Présent à deux pas de l’hôtel de ville angoumoisin, l’espace dans lequel les plus modestes acteurs de la bulle se pressaient n’a pas manqué de visites, lui non plus. Cet espace, présent chaque année, contient pêle-mêle des recycleurs de grands classiques, des marchands d’art au profil surprenant, et bien sûr les marchands de fanzines.

« Fanzine », encore un mot improbable qui se joint à la farandole de termes abscons propres à cet univers si particulier (voir lexique en fin d’article). Ces mini productions, dont les exemples les plus célèbres sont vraisemblablement Fluide Glacial et Métal Hurlant, consistent en un assemblage de petites histoires présentées le plus souvent par un collectif en auto-édition. La quantité de ces mini-éditions présentes sous les chapiteaux blancs de la zone 5 en a surpris plus d’un.

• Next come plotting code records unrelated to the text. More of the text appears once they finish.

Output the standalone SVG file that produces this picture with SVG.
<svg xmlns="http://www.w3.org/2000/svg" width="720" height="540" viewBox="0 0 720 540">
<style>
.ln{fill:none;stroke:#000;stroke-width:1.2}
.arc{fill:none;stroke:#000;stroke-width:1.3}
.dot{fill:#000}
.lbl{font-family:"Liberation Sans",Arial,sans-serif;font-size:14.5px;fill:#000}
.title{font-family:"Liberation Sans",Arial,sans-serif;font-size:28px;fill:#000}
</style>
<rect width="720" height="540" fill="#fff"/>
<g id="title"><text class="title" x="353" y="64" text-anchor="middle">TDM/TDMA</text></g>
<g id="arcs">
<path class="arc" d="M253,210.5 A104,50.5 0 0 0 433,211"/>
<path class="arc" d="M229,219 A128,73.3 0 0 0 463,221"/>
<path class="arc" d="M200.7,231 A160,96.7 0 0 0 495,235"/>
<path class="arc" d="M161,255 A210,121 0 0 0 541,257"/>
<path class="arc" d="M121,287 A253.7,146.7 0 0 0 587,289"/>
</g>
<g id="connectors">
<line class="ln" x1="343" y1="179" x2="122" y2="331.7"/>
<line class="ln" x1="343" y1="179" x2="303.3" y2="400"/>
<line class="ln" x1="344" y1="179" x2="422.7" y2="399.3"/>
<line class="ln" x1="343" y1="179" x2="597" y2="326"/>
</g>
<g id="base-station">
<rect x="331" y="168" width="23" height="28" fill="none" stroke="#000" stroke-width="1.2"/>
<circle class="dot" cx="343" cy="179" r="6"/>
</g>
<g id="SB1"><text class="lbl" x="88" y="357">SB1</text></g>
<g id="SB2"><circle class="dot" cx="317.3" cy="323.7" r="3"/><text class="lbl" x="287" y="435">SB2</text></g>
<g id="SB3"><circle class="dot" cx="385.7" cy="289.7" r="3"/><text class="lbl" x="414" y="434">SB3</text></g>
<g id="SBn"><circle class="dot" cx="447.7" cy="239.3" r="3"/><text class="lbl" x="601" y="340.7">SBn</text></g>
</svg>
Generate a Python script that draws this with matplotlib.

La boîte à bulles, Blow books, des Ronds dans l’O, les Talents du Pôle images, Cafe Creed, Bello Loco, Bd Tabou, Editions Barbier, Pufr Locus, La Fanzinothèque, Lgbt bd, Under boom,…la liste des petits éditeurs n’en finit pas. Il m’a été donné d’observer des exemples aussi différents par l’aspect que par la forme ; par exemple, la jeune dessinatrice Olha qui édite ses aventures fantasy en graphisme manga à son propre compte (fait impressionnant car rare dans le milieu !).

Sa voisine de table, Juliette Taka, produit pour sa part toutes sortes d’albums tournant autour de l’univers du pole dance, rien d’aussi provoquant toutefois que le kiosque « BD érotique » et leur contenu parfaitement assumé. Ma petite mention personnelle va au groupe Blow Book et leur concept étrange de micro-livres disponibles dans un distributeur à boisson customisé. En voilà un moyen de vendre efficacement !

L’univers du Comic book est, par définition, underground. À l’image de cette dimension tordue où circulent des images et des histoires à n’en plus finir, il faut accepter de se perdre dans les méandres d’Angoulême pour faire le tour de toutes les autres expos. « Les Six voyages de Phillipe Druillet », « l’Attaque des Titans : l’Ombre et la Lumière »; ces deux premières -et très grandes- expositions étaient d’ores et déjà parfaites pour immerger les curieux et les fans dans le monde de leurs œuvres favorites.

Moins bondées et gratuites, on peut aussi citer les Offs, alias expos libres d’accès hébergées par des habitants volontaires. Mais plus intéressant encore ; pour les artistes en devenir, plusieurs possibilités de se faire connaître ont été jointes au décor. Ainsi donc, le festival est doté chaque année d’une expo « jeunes talents », ainsi que du petit concours qui l’accompagne. Un thème, quelques pages pour convaincre ; voilà tout ce à quoi les prétendants au titre ont droit pour faire valoir leurs capacités. Pour les plus ambitieux, la zone 1 accueillait les multiples maisons d’édition auxquelles il est possible de laisser
un dossier d’édition.

Pour compléter la panoplie d’initiatives instaurées lors du festival, la communication était aussi de la partie. Outre les inaltérables rencontres et séances de dédicaces, les pavillons proposaient aussi des tables rondes entre jeunes auteurs et intervenants, ainsi que des projections et un concert dessiné. Comment ne pas y trouver son compte ? Variété, ouverture, culture, fun…Depuis sa première ouverture en 1974 dans une aile déserte du musée d’Angoulême, le festival a évolué de façon grandiose.

Toutefois, cette énorme évolution a un prix. Littéralement ; le coût des places a nettement augmenté, et il n’est désormais pas exagéré de dire que la publicité et le marketing des grandes maisons d’édition privatisent une partie de l’évènement. Une telle manœuvre est-elle vraiment garante de la qualité du festival ?


Lexique

Neuvième Art : titre officiellement attribué à la création de comics-book (terme générique incluant la bd) vers 1960.
Manhuas : équivalent sino-coréen du Manga. Le sens de lecture est souvent vertical, car le support s’est plus souvent développé sous forme de webcomic.
Comicons : fanatiques éperdus du genre comics. Le terme s’emploie pour toutes les formes de comics répertoriés.
Angoumoisin : nom officiel des habitant-es d’Angoulême.
Tables rondes : rassemblement de personnes autour d’une tablée et d’un sujet/thème, souvent dans l’optique de concevoir un projet.
Concert dessiné : apparu ces dernières années, il s’agit d’un concert durant lequel un artiste illustre en temps réel le contenu des paroles ou du sujet abordé par celles-ci. Existe aussi sous forme d’histoires narrées au public.